Charts and diagrams as code
--- start ---
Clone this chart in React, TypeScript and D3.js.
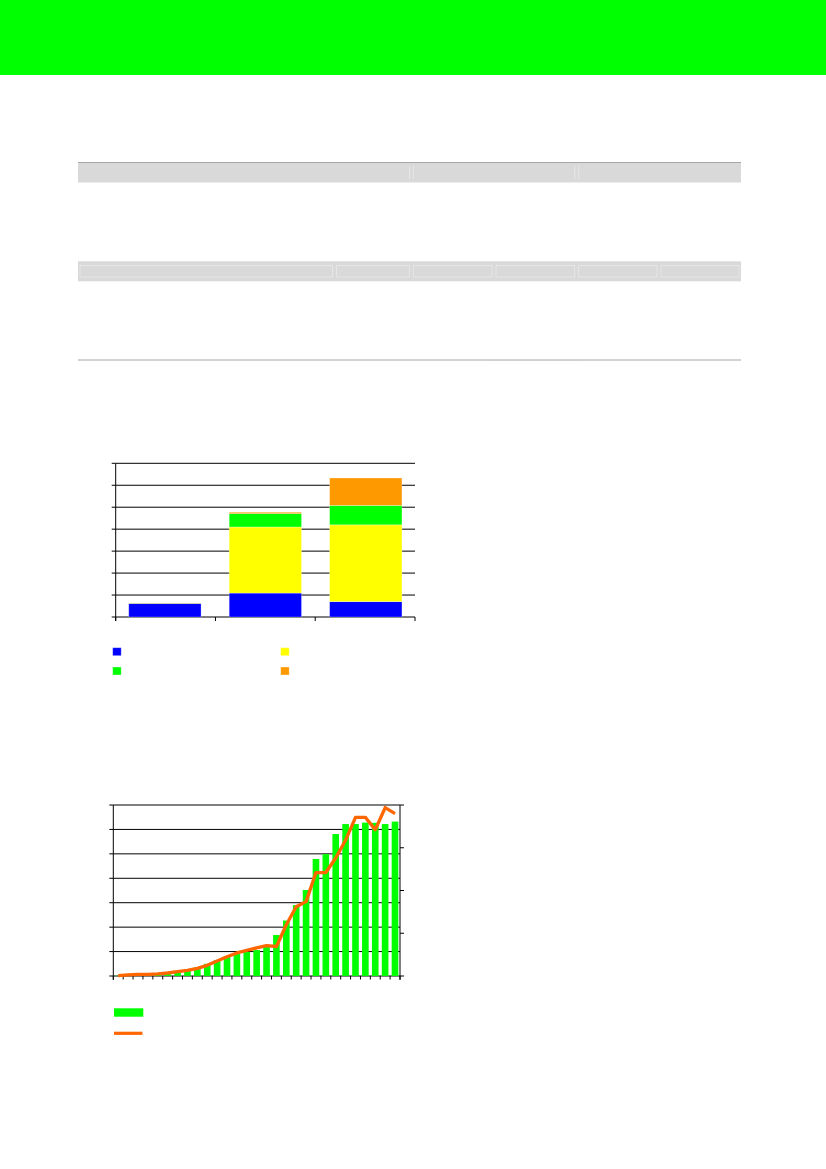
import * as d3 from 'd3'

// chart 1: stacked columns (no labels in the source)
const STACK_CATEGORIES = ['c1', 'c2', 'c3']
const STACK_KEYS = ['blue', 'yellow', 'green', 'orange'] as const
const BLUE_VALUES = [6.2, 10.9, 7.0]
const YELLOW_VALUES = [0.2, 30.1, 35.0]
const GREEN_VALUES = [0, 6.1, 8.8]
const ORANGE_VALUES = [0, 0.6, 12.5]
const STACK_TICKS = [0, 10, 20, 30, 40, 50, 60, 70]

// chart 2: columns (left axis) + line (right axis)
const SERIES_INDEX = d3.range(29).map(String)
const COLUMN_VALUES = [
  0.1, 0.1, 0.2, 0.3, 0.5, 0.8, 1.4, 2.2, 3.5, 5.0, 6.5, 8.0, 9.0, 9.8, 10.6,
  12.0, 16.8, 22.7, 29.0, 35.2, 47.9, 49.9, 58.1, 62.2, 62.2, 62.8, 62.7, 62.2, 63.2,
]
const LINE_VALUES = [
  1, 2.5, 4, 4, 5, 7, 10, 13, 18, 25, 35, 45, 54, 60, 66, 71, 69, 120, 162, 174,
  242, 242, 276, 318, 371, 371, 342, 394, 380,
]
const LEFT_TICKS = [0, 10, 20, 30, 40, 50, 60, 70]
const RIGHT_TICKS = [0, 100, 200, 300, 400]

const COLORS = {
  blue: '#0000ff',
  yellow: '#ffff00',
  green: '#00ff00',
  orange: '#ff9900',
}

function TableBands() {
  const left = 78
  const right = 741
  const band2Cells = [78, 334.5, 411.3, 494, 576.7, 659, 741]
  return (
    <g>
      <rect x={left} y={162} width={right - left} height={20.5} fill="#d9d9d9" />
      <line x1={left} x2={right} y1={162.5} y2={162.5} stroke="#a6a6a6" strokeWidth={1} />
      {[409.5, 413.3, 574.8, 578.7].map((x) => (
        <line key={x} x1={x} x2={x} y1={166} y2={179} stroke="#ebebeb" strokeWidth={0.8} />
      ))}
      <rect x={left} y={261.3} width={right - left} height={20} fill="#d9d9d9" />
      {band2Cells.slice(0, -1).map((x0, i) => (
        <rect
          key={x0}
          x={x0 + 2}
          y={265.5}
          width={band2Cells[i + 1] - x0 - 4}
          height={11.5}
          fill="none"
          stroke="#e9e9e9"
          strokeWidth={0.8}
        />
      ))}
      <line x1={left} x2={right} y1={360} y2={360} stroke="#a6a6a6" strokeWidth={1} />
      <line x1={493.5} x2={576.5} y1={360.5} y2={360.5} stroke="#d0d0d0" strokeWidth={1} />
    </g>
  )
}

function StackedChart() {
  const x0 = 115.7
  const x1 = 415
  const yBottom = 617
  const yTop = 463.3

  const x = d3
    .scaleBand<string>()
    .domain(STACK_CATEGORIES)
    .range([x0, x1])
    .paddingInner(0.28)
    .paddingOuter(0.13)
  const y = d3.scaleLinear().domain([0, 70]).range([yBottom, yTop])

  const rows = STACK_CATEGORIES.map((c, i) => ({
    category: c,
    blue: BLUE_VALUES[i],
    yellow: YELLOW_VALUES[i],
    green: GREEN_VALUES[i],
    orange: ORANGE_VALUES[i],
  }))
  const series = d3.stack<(typeof rows)[number]>().keys(STACK_KEYS as unknown as string[])(rows)
  const step = (x1 - x0) / STACK_CATEGORIES.length

  const legend = [
    { key: 'blue', x: 112.7, y: 647.7 },
    { key: 'yellow', x: 280.7, y: 647.7 },
    { key: 'green', x: 112.7, y: 667 },
    { key: 'orange', x: 280.7, y: 667 },
  ]

  return (
    <g>
      {STACK_TICKS.map((t) => (
        <g key={t}>
          <line x1={x0} x2={x1} y1={y(t)} y2={y(t)} stroke="#000" strokeWidth={1} />
          <line x1={x0 - 4} x2={x0} y1={y(t)} y2={y(t)} stroke="#000" strokeWidth={1} />
        </g>
      ))}
      {d3.range(STACK_CATEGORIES.length + 1).map((i) => (
        <line
          key={i}
          x1={x0 + i * step}
          x2={x0 + i * step}
          y1={yBottom}
          y2={yBottom + 4}
          stroke="#000"
          strokeWidth={1}
        />
      ))}
      {series.map((s) =>
        s.map((d) => {
          const h = y(d[0]) - y(d[1])
          if (h <= 0) return null
          return (
            <rect
              key={s.key + d.data.category}
              x={x(d.data.category)}
              y={y(d[1])}
              width={x.bandwidth()}
              height={h}
              fill={COLORS[s.key as keyof typeof COLORS]}
              stroke="#ffffff"
              strokeOpacity={0.35}
              strokeWidth={0.8}
            />
          )
        }),
      )}
      <line x1={x0} x2={x0} y1={yTop} y2={yBottom + 4} stroke="#000" strokeWidth={1} />
      {legend.map((l) => (
        <rect
          key={l.key}
          x={l.x}
          y={l.y}
          width={8.5}
          height={8}
          fill={COLORS[l.key as keyof typeof COLORS]}
          stroke="#ffffff"
          strokeOpacity={0.4}
          strokeWidth={0.8}
        />
      ))}
    </g>
  )
}

function ComboChart() {
  const x0 = 113.3
  const x1 = 400
  const yBottom = 976
  const yTop = 805

  const x = d3
    .scaleBand<string>()
    .domain(SERIES_INDEX)
    .range([x0, x1])
    .paddingInner(0.33)
    .paddingOuter(0.17)
  const yLeft = d3.scaleLinear().domain([0, 70]).range([yBottom, yTop])
  const yRight = d3.scaleLinear().domain([0, 400]).range([yBottom, yTop])
  const step = (x1 - x0) / SERIES_INDEX.length

  const line = d3
    .line<number>()
    .x((_, i) => x0 + (i + 0.5) * step)
    .y((v) => yRight(v))

  return (
    <g>
      {LEFT_TICKS.map((t) => (
        <g key={t}>
          <line x1={x0} x2={x1} y1={yLeft(t)} y2={yLeft(t)} stroke="#000" strokeWidth={1} />
          <line x1={x0 - 4} x2={x0} y1={yLeft(t)} y2={yLeft(t)} stroke="#000" strokeWidth={1} />
        </g>
      ))}
      {RIGHT_TICKS.map((t) => (
        <line key={t} x1={x1} x2={x1 + 4} y1={yRight(t)} y2={yRight(t)} stroke="#000" strokeWidth={1} />
      ))}
      {d3.range(SERIES_INDEX.length + 1).map((i) => (
        <line
          key={i}
          x1={x0 + i * step}
          x2={x0 + i * step}
          y1={yBottom}
          y2={yBottom + 3.5}
          stroke="#000"
          strokeWidth={1}
        />
      ))}
      {COLUMN_VALUES.map((v, i) => (
        <rect
          key={i}
          x={x(SERIES_INDEX[i])}
          y={yLeft(v)}
          width={x.bandwidth()}
          height={yBottom - yLeft(v)}
          fill={COLORS.green}
        />
      ))}
      <line x1={x0} x2={x0} y1={yTop} y2={yBottom + 4} stroke="#000" strokeWidth={1} />
      <line x1={x1} x2={x1} y1={yTop} y2={yBottom + 4} stroke="#000" strokeWidth={1} />
      <path
        d={line(LINE_VALUES) ?? ''}
        fill="none"
        stroke="#ff6600"
        strokeWidth={3.3}
        strokeLinejoin="round"
      />
      <rect x={114} y={1008.3} width={29.3} height={8.4} fill={COLORS.green} />
      <line x1={114} x2={142.5} y1={1033.3} y2={1033.3} stroke="#ff6600" strokeWidth={3.2} />
    </g>
  )
}

export default function App() {
  return (
    <svg
      width={826}
      height={1169}
      viewBox="0 0 826 1169"
      style={{ position: 'absolute', left: 0, top: 0, display: 'block', background: '#ffffff' }}
    >
      <rect x={0} y={0} width={826} height={1169} fill="#ffffff" />
      <rect x={0} y={0} width={826} height={75} fill="#00ff00" />
      <TableBands />
      <StackedChart />
      <ComboChart />
    </svg>
  )
}
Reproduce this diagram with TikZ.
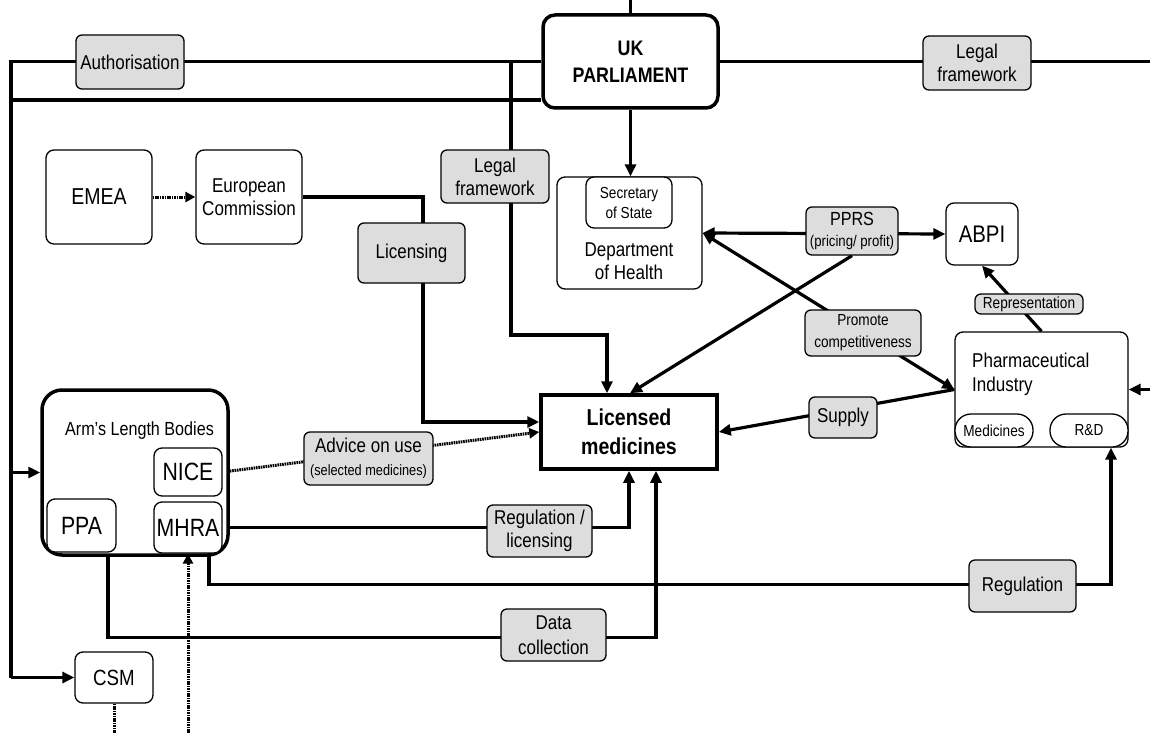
\documentclass[tikz,border=0pt]{standalone}
\usepackage{fontspec}
\setmainfont{Liberation Sans}[FakeStretch=0.85]
\usetikzlibrary{arrows.meta,backgrounds}
\definecolor{labgrey}{RGB}{221,221,221}
\newcommand{\fsz}[1]{\fontsize{#1}{#1}\selectfont}
\begin{document}
\begin{tikzpicture}[x=1pt,y=-1pt,
  box/.style={draw, line width=1.3pt, rounded corners=8pt, fill=white, inner sep=0pt, align=center, font=\fontsize{20}{23}\selectfont},
  lab/.style={draw, line width=1.3pt, rounded corners=6pt, fill=labgrey, inner sep=0pt, align=center, font=\fontsize{20}{23}\selectfont},
  ukbox/.style={draw, line width=3.5pt, rounded corners=12pt, fill=white, inner sep=0pt, align=center, font=\bfseries\fontsize{21}{27}\selectfont},
  lmbox/.style={draw, line width=3.5pt, fill=white, inner sep=0pt, align=center, font=\bfseries\fontsize{23}{29}\selectfont},
  albbox/.style={draw, line width=3.5pt, rounded corners=20pt, fill=white, inner sep=0pt},
  txt/.style={inner sep=0pt, align=center, font=\fontsize{20}{23}\selectfont},
  conn/.style={line width=3.2pt},
  arr/.style={conn, -{Triangle[length=12pt,width=11pt]}},
  darr/.style={conn, {Triangle[length=12pt,width=11pt]}-{Triangle[length=12pt,width=11pt]}},
  dotl/.style={line width=3pt, dash pattern=on 1.6pt off 0.8pt},
  dotarr/.style={dotl, -{Triangle[length=10pt,width=10pt]}}
]
\useasboundingbox (0,0) rectangle (1150,733);

% nodes
\node[ukbox, minimum width=175pt, minimum height=93pt] (uk) at (630.5,61.5) {UK\\PARLIAMENT};
\node[lab, minimum width=108pt, minimum height=54pt] (auth) at (130,62) {Authorisation};
\node[lab, minimum width=108pt, minimum height=54pt] (legR) at (977,63) {Legal\\framework};
\node[lab, minimum width=108pt, minimum height=53pt] (legL) at (495,176.5) {Legal\\framework};
\node[box, minimum width=106pt, minimum height=94pt, font=\fsz{23}] (emea) at (99,197) {EMEA};
\node[box, minimum width=106pt, minimum height=94pt] (ec) at (249,197) {European\\Commission};
\node[lab, minimum width=107pt, minimum height=60pt] (licg) at (411.5,253) {Licensing};
\node[box, minimum width=145pt, minimum height=112pt] (doh) at (629.5,233) {};
\node[box, minimum width=86pt, minimum height=51pt, font=\fontsize{16}{20}\selectfont] (sec) at (629,202.5) {Secretary\\of State};
\node[txt, font=\fontsize{20}{22.5}\selectfont] (dohtxt) at (629,261) {Department\\of Health};
\node[lab, minimum width=92pt, minimum height=48pt, font=\fontsize{19}{21}\selectfont] (pprs) at (852,231) {PPRS\\{\fsz{15.5}(pricing/ profit)}};
\node[box, minimum width=72pt, minimum height=62pt, font=\fsz{24}] (abpi) at (982,234) {ABPI};
\node[lab, minimum width=108pt, minimum height=20pt, font=\fsz{16}] (rep) at (1029,304) {Representation};
\node[lab, minimum width=116pt, minimum height=46pt, font=\fontsize{16}{22}\selectfont] (prom) at (863,333) {Promote\\competitiveness};
\node[box, minimum width=173pt, minimum height=115pt] (pharm) at (1041.5,389.5) {};
\node[txt, anchor=west, align=left, font=\fontsize{20}{24}\selectfont] (pharmtxt) at (972,374) {Pharmaceutical\\Industry};
\node[box, rounded corners=16pt, minimum width=78pt, minimum height=33pt, font=\fsz{16}] (med) at (994,430.5) {Medicines};
\node[box, rounded corners=16pt, minimum width=78pt, minimum height=33pt, font=\fsz{16}] (rd) at (1089,430.5) {R\&D};
\node[lmbox, minimum width=176pt, minimum height=74pt] (lm) at (629,432) {Licensed\\medicines};
\node[lab, minimum width=68pt, minimum height=41pt] (sup) at (843,417.5) {Supply};
\node[albbox, minimum width=186pt, minimum height=165pt] (alb) at (135,472.5) {};
\node[txt, font=\fsz{19}] (albtxt) at (139.5,431) {Arm’s Length Bodies};
\node[box, minimum width=68pt, minimum height=48pt, font=\fsz{25}] (nice) at (188,472) {NICE};
\node[box, minimum width=69pt, minimum height=53pt, font=\fsz{25}] (ppa) at (81.5,525.5) {PPA};
\node[box, minimum width=68pt, minimum height=51pt, font=\fsz{25}] (mhra) at (188,527.5) {MHRA};
\node[lab, minimum width=129pt, minimum height=53pt] (adv) at (368.5,458.5) {Advice on use\\{\fsz{15}(selected medicines)}};
\node[lab, minimum width=105pt, minimum height=52pt] (rl) at (539.5,531) {Regulation /\\licensing};
\node[lab, minimum width=107pt, minimum height=52pt] (reg) at (1022.5,586) {Regulation};
\node[lab, minimum width=105pt, minimum height=52pt, font=\fontsize{20}{25}\selectfont] (dc) at (553.5,635) {Data\\collection};
\node[box, minimum width=78pt, minimum height=51pt, font=\fsz{22}] (csm) at (114,677.5) {CSM};

% free ends
\coordinate (tl) at (11,61.5);
\coordinate (t2) at (11,100);
\coordinate (lalb) at (11,472.5);
\coordinate (bl) at (11,677.5);
\coordinate (re) at (1150,61.5);
\coordinate (stub) at (630.5,0);
\coordinate (v1) at (511,61.5);
\coordinate (v2) at (511,335);
\coordinate (c1) at (423,197);
\coordinate (rr) at (1150,389.5);
\coordinate (db) at (188,733);
\coordinate (cb) at (114,733);

\begin{pgfonlayer}{background}
\fill[white] (0,0) rectangle (1150,733);
% parliament lines
\draw[conn] (uk.west) -- (tl) -- (bl);
\draw[conn] (t2) -- (t2 -| uk.west);
\draw[conn] (uk.east) -- (re);
\draw[conn] (stub) -- (uk.north);
\draw[arr] (uk.south) -- (uk.south |- sec.north);
\draw[arr] (lalb) -- (alb.west);
\draw[arr] (bl) -- (csm.west);
\draw[arr] (v1) -- (v2) -| ([xshift=-22pt]lm.north);
% europe
\draw[dotarr] (emea.east) -- (ec.west);
\draw[arr] (ec.east) -- (c1) |- ([yshift=10pt]lm.west);
% arm's length bodies
\draw[dotarr] (nice.east) -- (lm.west);
\draw[arr] (mhra.east) -| (lm.south);
\draw[arr] ([xshift=21pt]mhra.south) -- ++(0,31) -| ([xshift=22pt]rd.south);
\draw[arr] ([xshift=26.5pt]ppa.south) -- ++(0,85) -| ([xshift=27pt]lm.south);
\draw[dotarr] (db) -- (mhra.south);
\draw[dotl] (csm.south) -- (cb);
% department of health & industry
\draw[darr] (doh.east) -- (abpi.west);
\draw[arr] (pprs.south) -- ([xshift=1pt]lm.north);
\draw[darr] (doh.east) -- (pharm.west);
\draw[arr] (pharm.west) -- (lm.east);
\draw[arr] (pharm.north) -- (abpi.south);
\draw[arr] (rr) -- (pharm.east);
\end{pgfonlayer}
\end{tikzpicture}
\end{document}
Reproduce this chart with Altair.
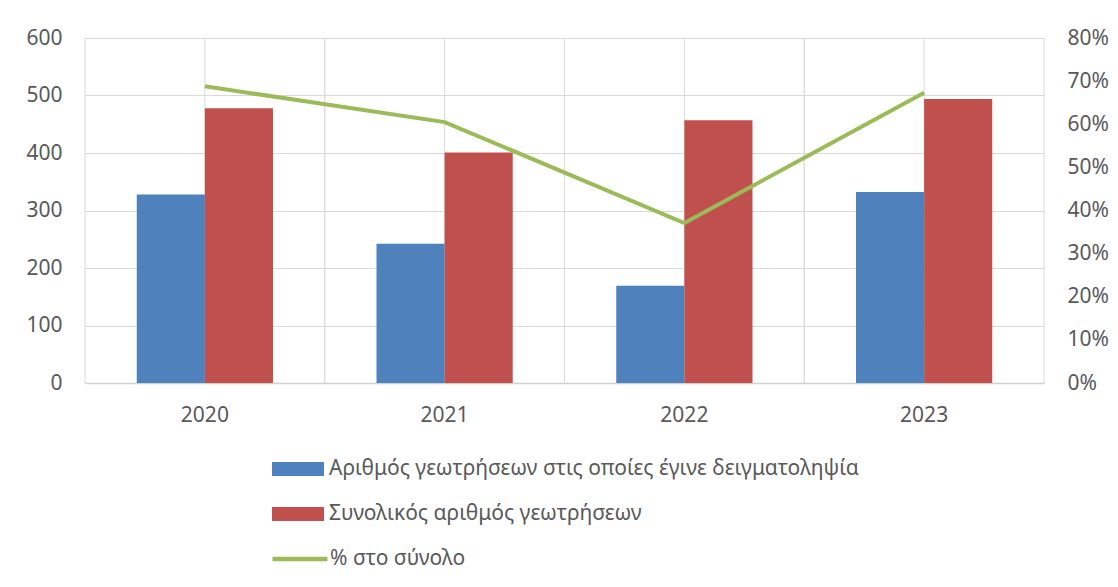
import altair as alt
import pandas as pd

years = ["2020", "2021", "2022", "2023"]
sampled = [328, 242, 169, 332]
total = [478, 401, 457, 494]
pct = [0.688, 0.605, 0.371, 0.673]

s1 = "Αριθμός γεωτρήσεων στις οποίες έγινε δειγματοληψία"
s2 = "Συνολικός αριθμός γεωτρήσεων"
s3 = "% στο σύνολο"

BLUE, RED, GREEN = "#4F81BD", "#C0504D", "#9BBB59"
GRID = "#D9D9D9"
TXT = "#595959"
FONT = "Noto Sans"
FS = 21

bars_df = pd.DataFrame(
    {"year": years * 2, "series": [s1] * 4 + [s2] * 4, "value": sampled + total}
)
line_df = pd.DataFrame({"year": years, "pct": pct, "label": [s3] * 4})
grid_df = pd.DataFrame({"year": years})

xscale = alt.Scale(domain=years, paddingInner=0, paddingOuter=0)
xaxis = alt.Axis(
    title=None, labelAngle=0, ticks=False, labelPadding=21,
    domainColor="#D0D0D0", domainWidth=1.5, grid=False,
)

def vgrid(bp):
    return alt.Chart(grid_df).mark_rule(color=GRID, strokeWidth=1).encode(
        x=alt.X("year:N", scale=xscale, sort=years, bandPosition=bp, axis=xaxis)
    )

bars = alt.Chart(bars_df).mark_bar().encode(
    x=alt.X("year:N", scale=xscale, sort=years, axis=xaxis),
    xOffset=alt.XOffset(
        "series:N", sort=[s1, s2],
        scale=alt.Scale(domain=[s1, s2], paddingInner=0, paddingOuter=0.76),
    ),
    y=alt.Y(
        "value:Q",
        scale=alt.Scale(domain=[0, 600], nice=False),
        axis=alt.Axis(
            title=None, values=[0, 100, 200, 300, 400, 500, 600], ticks=False,
            domain=False, labelPadding=23, grid=True, gridColor=GRID,
        ),
    ),
    fill=alt.Fill(
        "series:N",
        scale=alt.Scale(domain=[s1, s2], range=[BLUE, RED]),
        legend=alt.Legend(
            title=None, orient="none", legendX=187, legendY=405, direction="vertical",
            symbolType="M-1,-0.27L1,-0.27L1,0.27L-1,0.27Z", symbolSize=2704,
            symbolStrokeWidth=0, labelOffset=5, rowPadding=9, padding=0,
        ),
    ),
)

line = alt.Chart(line_df).mark_line(strokeWidth=4).encode(
    x=alt.X("year:N", scale=xscale, sort=years, axis=xaxis),
    y=alt.Y(
        "pct:Q",
        scale=alt.Scale(domain=[0, 0.8], nice=False),
        axis=alt.Axis(
            title=None, orient="right", format=".0%",
            values=[0, 0.1, 0.2, 0.3, 0.4, 0.5, 0.6, 0.7, 0.8],
            ticks=False, domain=False, labelPadding=23, grid=False,
        ),
    ),
    stroke=alt.Stroke(
        "label:N",
        scale=alt.Scale(domain=[s3], range=[GREEN]),
        legend=alt.Legend(
            title=None, orient="none", legendX=185, legendY=491,
            symbolType="stroke", symbolSize=3025, symbolStrokeWidth=4.5,
            labelOffset=0, padding=0,
        ),
    ),
)

chart = (
    alt.layer(vgrid(0), vgrid(0.5), vgrid(1), bars, line)
    .resolve_scale(y="independent", fill="independent", stroke="independent")
    .properties(
        width=959, height=345,
        autosize=alt.AutoSizeParams(type="none"),
        padding={"left": 77, "top": 30, "right": 66, "bottom": 196},
    )
    .configure_view(stroke=None)
    .configure_axis(labelFont=FONT, labelFontSize=FS, labelColor=TXT)
    .configure_legend(labelFont=FONT, labelFontSize=FS, labelColor=TXT, labelLimit=0)
)

chart.save("out.html", embed_options={"renderer": "svg", "actions": False})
--- end ---
Which lines of the data include "with"? Copy each of them.

EXERCISE SOLUTION.
Reproduce this diagram with TikZ.
Reproduce this chart with Altair.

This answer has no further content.